Saturday, January 6, 2007

TGIF

Remember the old times- when the week's end would come and 5 o'clock would roll around? The sensation of letting go and tossing the weight the last five day's worth of responsibility and daily grind off of your tired, weary shoulders welcoming you to the weekend. Yeah- kiss that good-buy. Here's the thing, babies do not give you time off. For some reason, they do not realize that Friday nights are for celebratory dinners chased with a cold beer. They do not comprehend that Saturday mornings are for sleeping in followed by leisurely breakfasts of pancakes and coffee, WHILE you look at the paper. But somehow, you believe you can still retain portions of your old life- a baby cannot present that much of a barrier, right?

Cut to scene at local bar and grill:

Carry baby and all of needed gear to table. Try to place beer order while waitress oohs and ahhs over baby and you try to attach clip-on high chair to table. Feed baby while waiting for food order- baby eats much better and faster than you anticipated so you occupy him with Goldfish crackers. Wait, I haven't touched my beer yet. Where is our food anyway, we are wasting our window of opportunity! Scarf down chicken sandwich and realize beer has gotten warm. Baby starts to fuss- he can have buffalo chips can't he? Uh, oh- he is passed point of no return, time to pack it up. Still have half a beer- guzzle it down (it was $5.50 after all). Head home to prepare for bedtime routine....

THANK GOD IT'S FRIDAY!

Wednesday, January 3, 2007

Sleeping through the night

I am not sure why this is a coveted phenomenon- I am not particularly a fan. At eight months, Liam's status quo is to wake up once, usually around 5am, nurse and go back to sleep for a couple of hours. Occasionally, however, he will sleep the entire 12 hours uninterrupted- for him. I generally wake up and toss and turn waiting for him to stir. Then come the crazy thoughts- is he okay, is his leg caught in the crib, is he suffocating in his blanket, is he even in there anymore? Neurotic, I realize but 12 hours is a long time to go without hearing a peep from your baby. I've started getting nostalgic for the first nights when every few hours he would call out "mom, dad- I am here, I need you." That wasn't that long ago after all, so I don't think it is unreasonable for me to get unnerved during an entire night of silence. If only I had the luxury of twelve hours of sleep- I am pretty sure the last time that happened, I was eight months old.

Monday, January 1, 2007

Nursing the Mother

In efforts to prepare Liam for someone other than momma putting him to bed (daddy perhaps), I took nursing out of the bedtime routine.
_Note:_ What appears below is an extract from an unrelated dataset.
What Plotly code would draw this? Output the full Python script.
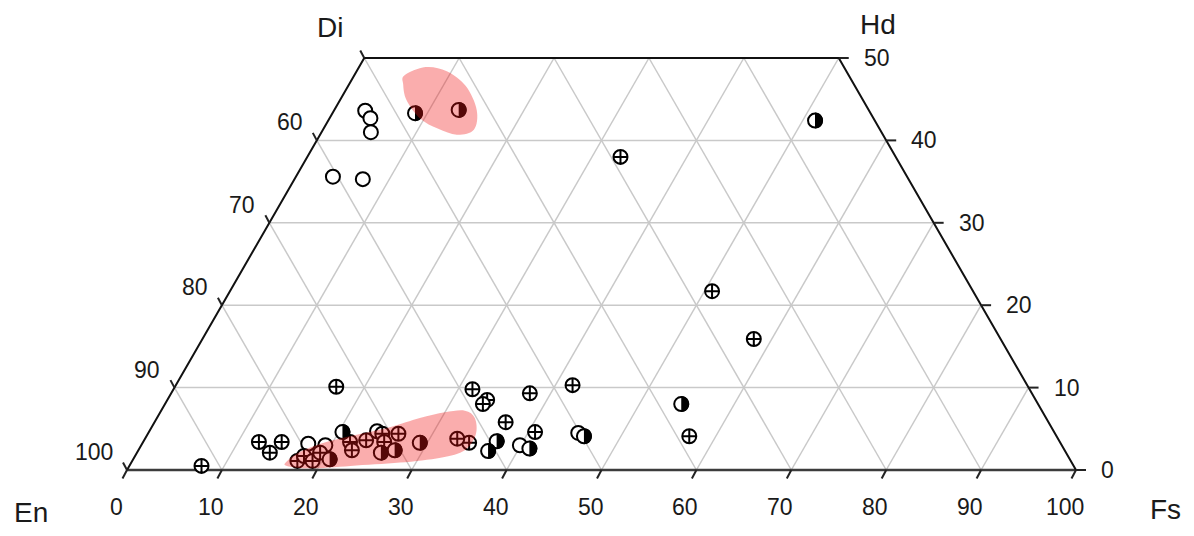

Guess who is having a difficult time with the transition? Liam is perfectly happy with PJ's, "The Going to Bed Book", daily gratitudes and then off to Never Neverland. I, however, miss that quiet time, the last contact of the day, where all of the stressors we've endured together throughout our daily rituals dissolve into those last moments. It was kind of like our silent acknowledgement that we had survived another day together- in spite of the crying, yelling and sometimes throwing of objects that had occurred. Or better yet, a celebration that we'd made it through in absence of such theatrics. Nursing has been one of my favorite parts of motherhood, but also one of the most difficult daily hurdles to overcome. The enormity of it cannot be explained but to those who have been through it. To provide sustenance for another human being, a human being that you created, is an incredible accomplishment, and responsibility. I guess I am getting a glimpse into how difficult it will be for me to relinquish that responsibility. The only constant is change, I am quickly learning, especially while becoming a mother.